Interpreting outputs of digital compass -

Looking for a little guidance and expertise on using the QMC5883 digital compasses. My interpretation of the datasheet () is that the unit returns the magnitude of the sensed field, in the x, y and z directions. I assumed then, that the squareroot of the sums of the squares of these values would represent the magnitude of the ambient B field.

In the field, I expected that when holding the unit approximately in the same position, the magnitude to be generally invariant to rotation - however that appears to be absolutely not the case: in-place rotation of the sensor can produce variations in the computed magnitude over an enormous range, of around four thousand (the unit is 18bit), while the noise with the unit approximately stationary is around 50.
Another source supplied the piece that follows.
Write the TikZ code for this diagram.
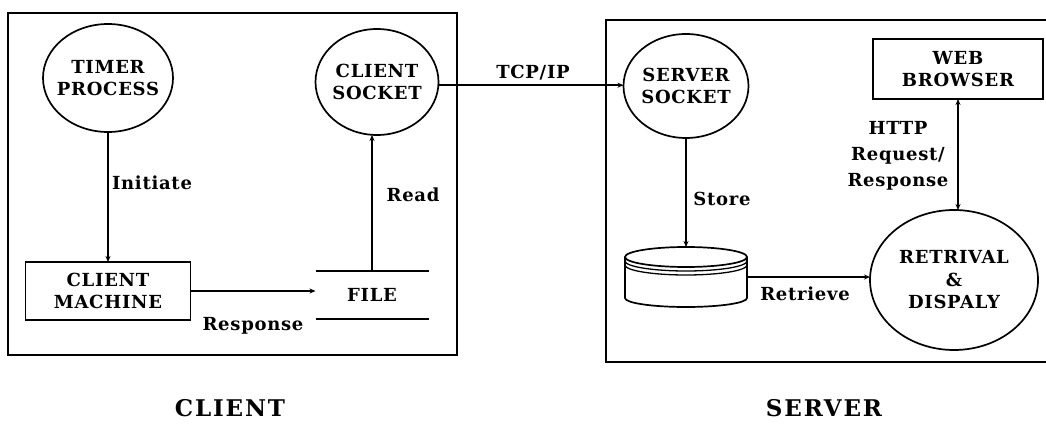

I’ve been running barebones code (once from GitHub - dthain/QMC5883L: Driver for QMC5883L chip found in many GY-271 boards., and a different library from https://github.com/mprograms/QMC5883LCompass), and an example code showing calls to the library is shown below.

#include <Wire.h>
#include <MechaQMC5883.h>

MechaQMC5883 qmc;

void setup() {
  Wire.begin();
  Serial.begin(9600);
  qmc.init();
  qmc.setMode(Mode_Continuous,ODR_200Hz,RNG_2G,OSR_256);
}

void loop() {
  int x,y,z;
  qmc.read(&x,&y,&z);

  Serial.print(x);
  Serial.print(",");
  Serial.print(y);
  Serial.print(",");
  Serial.print(z);
  Serial.print(",");
  Serial.print(sqrt(pow(x,2)+pow(y,2)+pow(z,2)));
  Serial.println();
  delay(10);
}

Is anyone able to correct my understanding of the way this unit works? I assumed I could compute the magnitude of the ambient magnetic field with the square root of the sums of the squares of the x, y and z components, but this appears to not be the case. Does anyone have a suggestion on how I SHOULD compute the magnitude of the B field, with this kind of unit?

Many thanks

Apologies, it's 16 bit.. I dont know why I put 18 bit.
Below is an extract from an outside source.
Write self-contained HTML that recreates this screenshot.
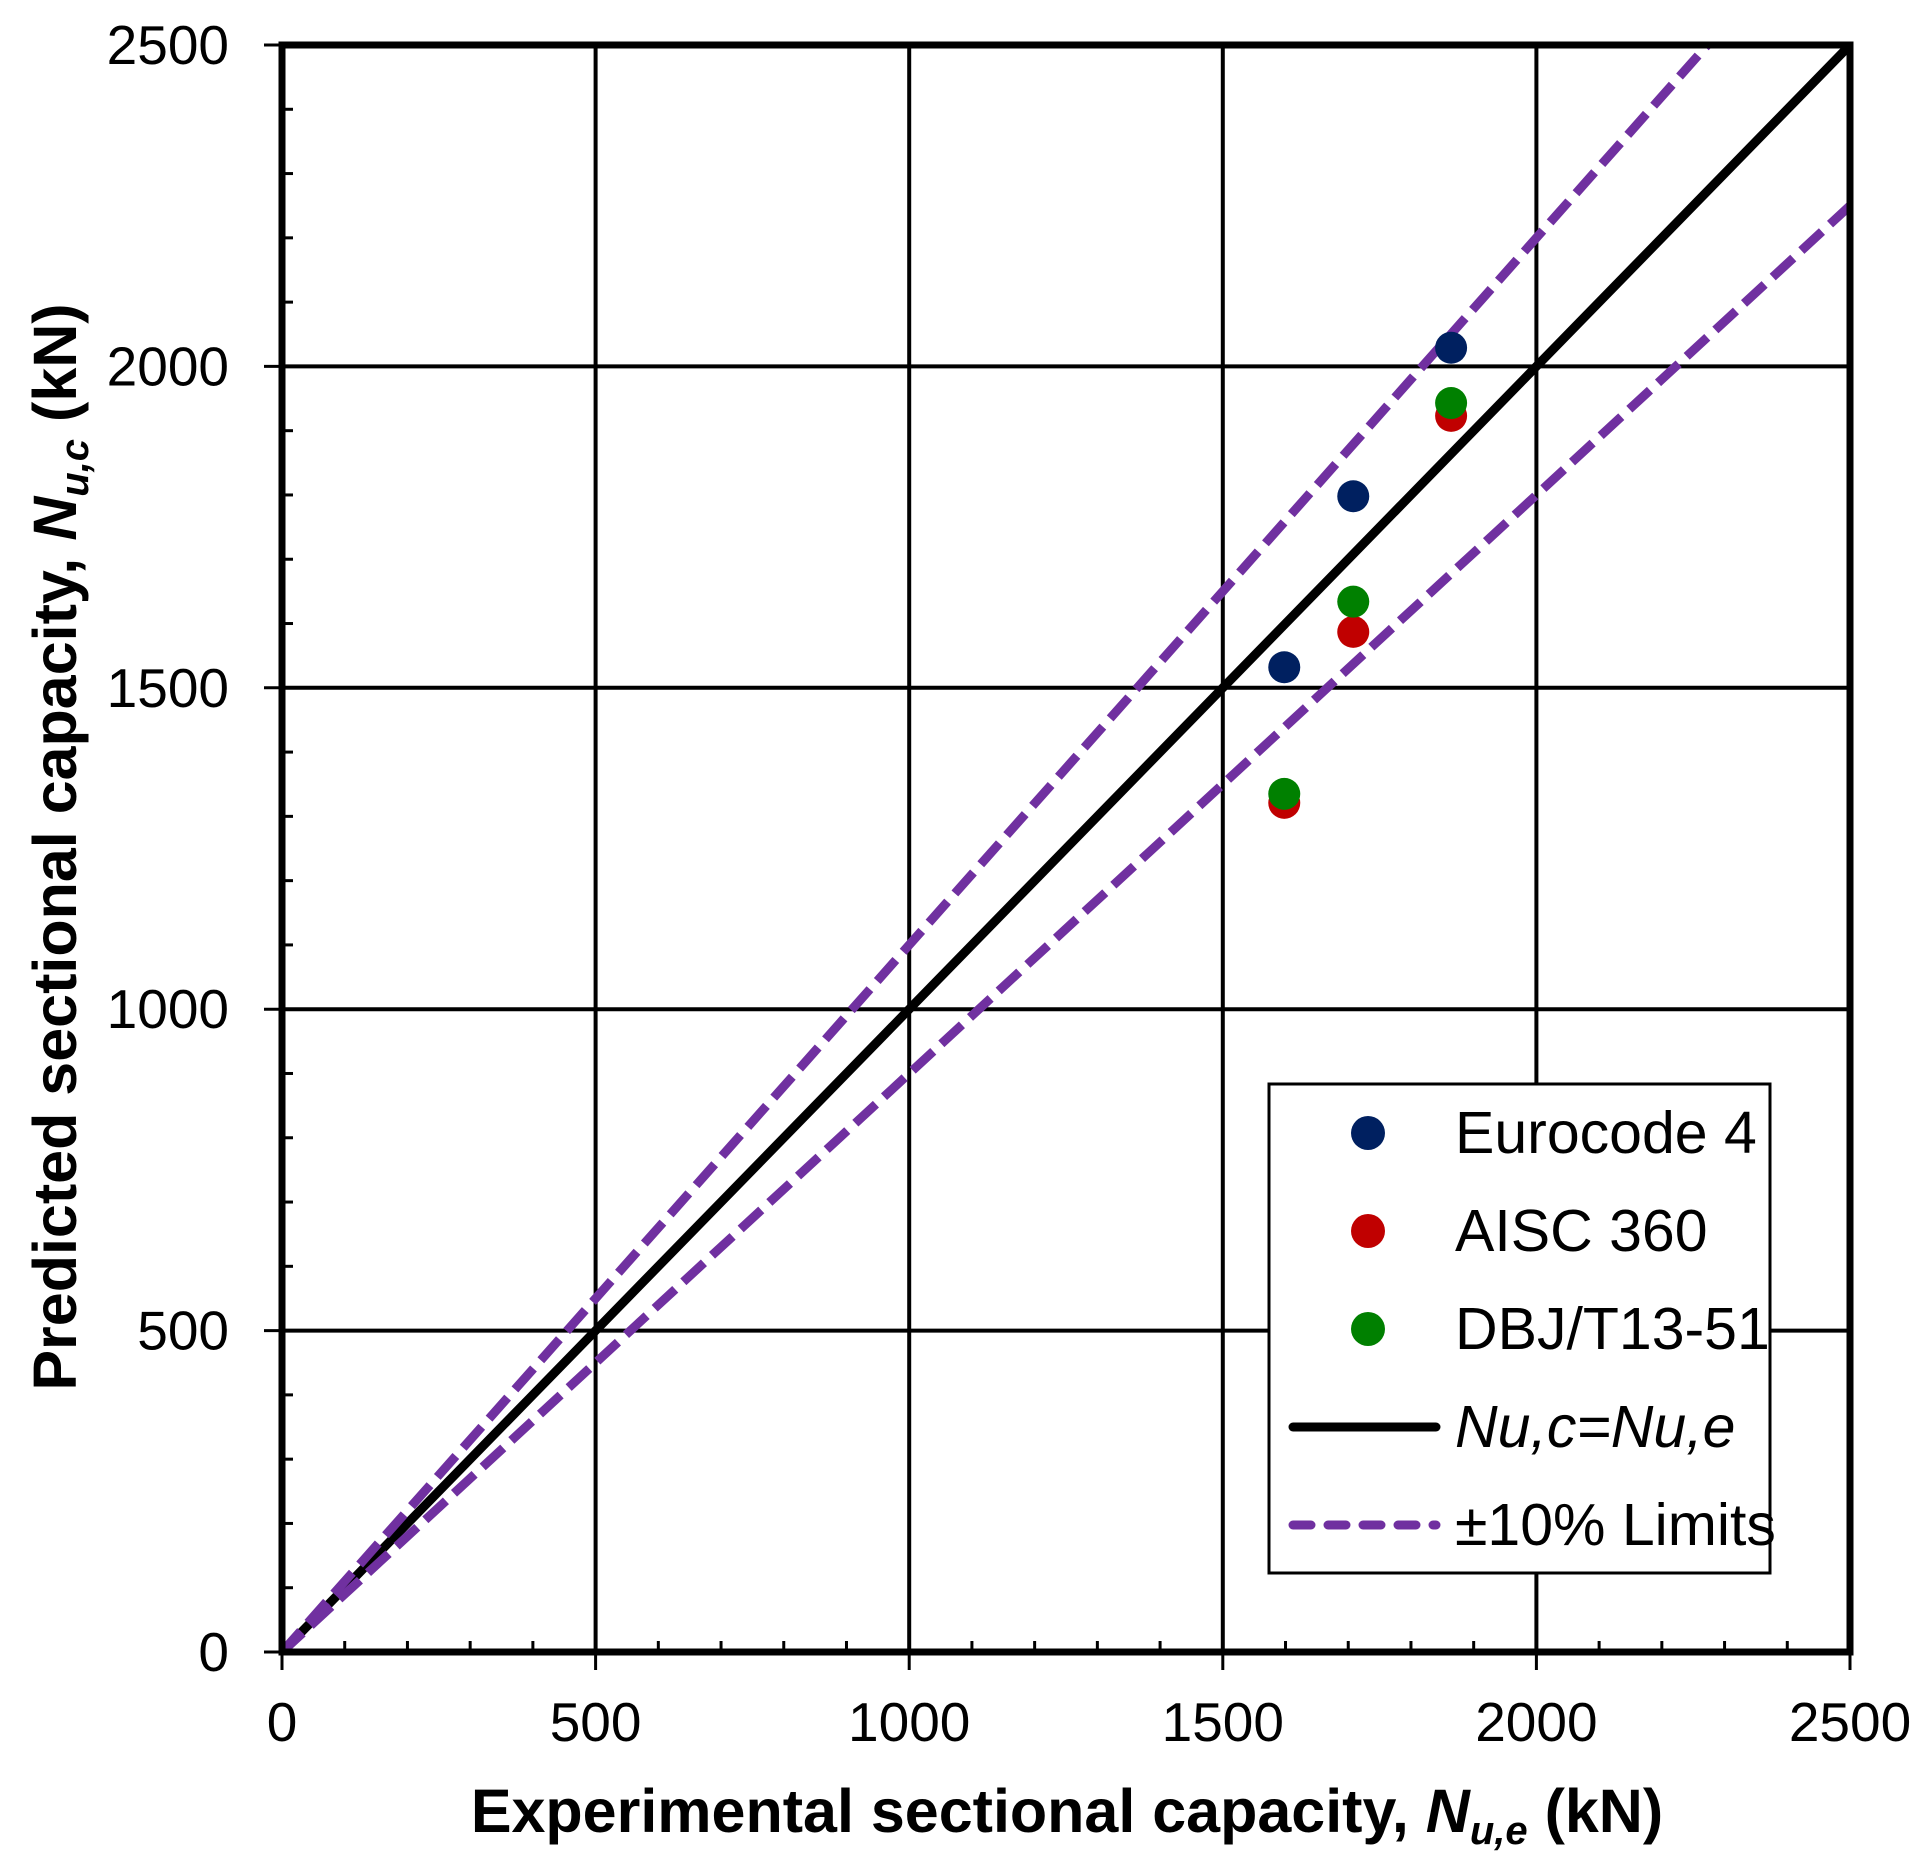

And a component datasheet is found at https://www.datasheet4u.com/datasheet-parts/QMC5883L-datasheet.php?id=1309218

Magnetometers generally don't work properly out of the box and must be calibrated to use as a compass. At the very least, one usually has to remove a large offset from each axis. Note: only the relative values of the horizontal components of the Earth's magnetic field are required for orientation, so don't worry about absolute magnitude.

Calibration options (same procedure for accelerometers and magnetometers)
Simple calibration procedure

Best calibration procedure.

Sensitive magnetometers as used for a compass have a soft iron disk to magnify the magnetic field.
This disk can be accidentally magnetized if brought too near to powerful magnets, then the device
needs to be demagnetized.

Even so the device needs calibrating to subtract the effects of soft and hard magnetic materials on the same
PCB (SMT resistors and caps may contain steel endcaps for instance), and in the housing (screws/bolts).
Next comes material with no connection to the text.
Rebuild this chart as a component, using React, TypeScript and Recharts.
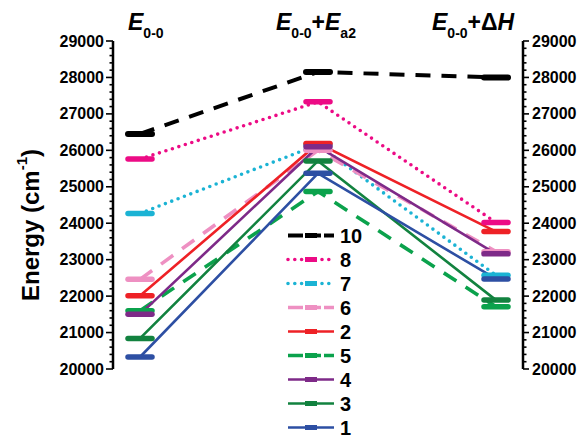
import React from 'react';
import { LineChart, Line, XAxis, YAxis } from 'recharts';

const categories = ['E0-0', 'E0-0+Ea2', 'E0-0+ΔH'];

const s10 = [26450, 28150, 28000];
const s8 = [25760, 27330, 24020];
const s7 = [24270, 26150, 22570];
const s6 = [22460, 26000, 23220];
const s2 = [22010, 26190, 23770];
const s5 = [21600, 24870, 21710];
const s4 = [21500, 26100, 23160];
const s3 = [20840, 25710, 21890];
const s1 = [20330, 25370, 22470];

const seriesNames = ['10', '8', '7', '6', '2', '5', '4', '3', '1'];
const seriesValues = [s10, s8, s7, s6, s2, s5, s4, s3, s1];

const styles: Record<string, { color: string; dash?: string; width: number; cap?: 'round' | 'butt' }> = {
  '10': { color: '#000000', dash: '15 11', width: 4 },
  '8': { color: '#EC0B85', dash: '0 6.8', width: 3.6, cap: 'round' },
  '7': { color: '#1BB3D4', dash: '0 6.8', width: 3.6, cap: 'round' },
  '6': { color: '#EE90C2', dash: '15 11', width: 3.6 },
  '2': { color: '#EE2126', width: 2.6 },
  '5': { color: '#0BA24C', dash: '15 11', width: 3.6 },
  '4': { color: '#7E2A88', width: 2.6 },
  '3': { color: '#12823F', width: 2.6 },
  '1': { color: '#2D4FA3', width: 2.6 },
};

const data = categories.map((c, i) => {
  const row: Record<string, string | number> = { cat: c };
  seriesNames.forEach((n, k) => {
    row['s' + n] = seriesValues[k][i];
  });
  return row;
});

const minorTicks: number[] = [];
for (let v = 20000; v <= 29000; v += 200) minorTicks.push(v);

const FONT = '"Liberation Sans", Arial, sans-serif';

const makeDot = (color: string, thick: number) => (props: any) => {
  const { cx, cy, index } = props;
  if (cx == null || cy == null) return <g key={index} />;
  return (
    <line
      key={index}
      x1={cx - 12}
      x2={cx + 12}
      y1={cy}
      y2={cy}
      stroke={color}
      strokeWidth={thick}
      strokeLinecap="round"
    />
  );
};

const LeftTick = (props: any) => {
  const { x, y, payload } = props;
  const v = payload.value;
  const major = v % 1000 === 0;
  return (
    <g>
      <line x1={x} x2={x - (major ? 7 : 3.5)} y1={y} y2={y} stroke="#000" strokeWidth={1.6} />
      {major && (
        <text x={x - 9} y={y} textAnchor="end" dominantBaseline="central" fontFamily={FONT} fontWeight="bold" fontSize={16} fill="#000">
          {v}
        </text>
      )}
    </g>
  );
};

const RightTick = (props: any) => {
  const { x, y, payload } = props;
  const v = payload.value;
  const major = v % 1000 === 0;
  return (
    <g>
      <line x1={x} x2={x + (major ? 6 : 3.5)} y1={y} y2={y} stroke="#000" strokeWidth={1.6} />
      {major && (
        <text x={x + 9} y={y} textAnchor="start" dominantBaseline="central" fontFamily={FONT} fontWeight="bold" fontSize={16} fill="#000">
          {v}
        </text>
      )}
    </g>
  );
};

export default function App() {
  return (
    <div style={{ position: 'absolute', left: 0, top: 0, width: 582, height: 441, background: '#fff' }}>
      <LineChart width={582} height={441} data={data} margin={{ top: 41, right: 0, bottom: 72, left: 0 }}>
        <XAxis dataKey="cat" hide padding={{ left: 27, right: 27 }} />
        <YAxis
          yAxisId="left"
          orientation="left"
          width={113}
          domain={[20000, 29000]}
          ticks={minorTicks}
          interval={0}
          type="number"
          allowDataOverflow
          tickSize={0}
          tickMargin={0}
          tickLine={false}
          axisLine={{ stroke: '#000', strokeWidth: 2.5 }}
          tick={<LeftTick />}
        />
        <YAxis
          yAxisId="right"
          orientation="right"
          width={59}
          domain={[20000, 29000]}
          ticks={minorTicks}
          interval={0}
          type="number"
          allowDataOverflow
          tickSize={0}
          tickMargin={0}
          tickLine={false}
          axisLine={{ stroke: '#000', strokeWidth: 2.5 }}
          tick={<RightTick />}
        />
        {seriesNames.map((n) => {
          const st = styles[n];
          return (
            <Line
              key={n}
              yAxisId="left"
              type="linear"
              dataKey={'s' + n}
              name={n}
              stroke={st.color}
              strokeWidth={st.width}
              strokeDasharray={st.dash}
              strokeLinecap={st.cap || 'butt'}
              dot={makeDot(st.color, n === '10' ? 6 : 5.5)}
              activeDot={false}
              isAnimationActive={false}
            />
          );
        })}
      </LineChart>
      <svg width={582} height={441} style={{ position: 'absolute', left: 0, top: 0, pointerEvents: 'none' }}>
        <text x={128} y={30} fontFamily={FONT} fontWeight="bold" fontSize={23} fill="#000">
          <tspan fontStyle="italic">E</tspan>
          <tspan fontSize={14} dy={8}>0-0</tspan>
        </text>
        <text x={276} y={30} fontFamily={FONT} fontWeight="bold" fontSize={23} fill="#000">
          <tspan fontStyle="italic">E</tspan>
          <tspan fontSize={14} dy={8}>0-0</tspan>
          <tspan dy={-8}>+</tspan>
          <tspan fontStyle="italic">E</tspan>
          <tspan fontSize={14} dy={8}>a2</tspan>
        </text>
        <text x={432} y={30} fontFamily={FONT} fontWeight="bold" fontSize={23} fill="#000">
          <tspan fontStyle="italic">E</tspan>
          <tspan fontSize={14} dy={8}>0-0</tspan>
          <tspan dy={-8}>+Δ</tspan>
          <tspan fontStyle="italic">H</tspan>
        </text>
        <text x={30} y={225} transform="rotate(-90 30 225)" textAnchor="middle" dominantBaseline="central" fontFamily={FONT} fontWeight="bold" fontSize={24} fill="#000">
          Energy (cm<tspan fontSize={15} dy={-9}>-1</tspan><tspan dy={9}>)</tspan>
        </text>
        {seriesNames.map((n, i) => {
          const st = styles[n];
          const y = 235.5 + i * 24;
          return (
            <g key={n}>
              <line x1={288} x2={334} y1={y} y2={y} stroke={st.color} strokeWidth={st.width} strokeDasharray={st.dash ? (st.cap ? '0 6.8' : '15 3') : undefined} strokeLinecap={st.cap || 'butt'} />
              <line x1={305} x2={317} y1={y} y2={y} stroke={st.color} strokeWidth={5} />
              <text x={340} y={y} dominantBaseline="central" fontFamily={FONT} fontWeight="bold" fontSize={20} fill="#000">
                {n}
              </text>
            </g>
          );
        })}
      </svg>
    </div>
  );
}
Soft materials distort the earth's field, hard materials hold permanent magnetism.

Calibration seeks to determine both effects and compensate, which is why its complicated and tricky to do,
but needs doing.

Many thanks to you both.
I think one of the libraries I was using to self-calibrate wasnt calibrating the device in Z, and I do need that. In either case, calibration makes a huge difference as you both suggest.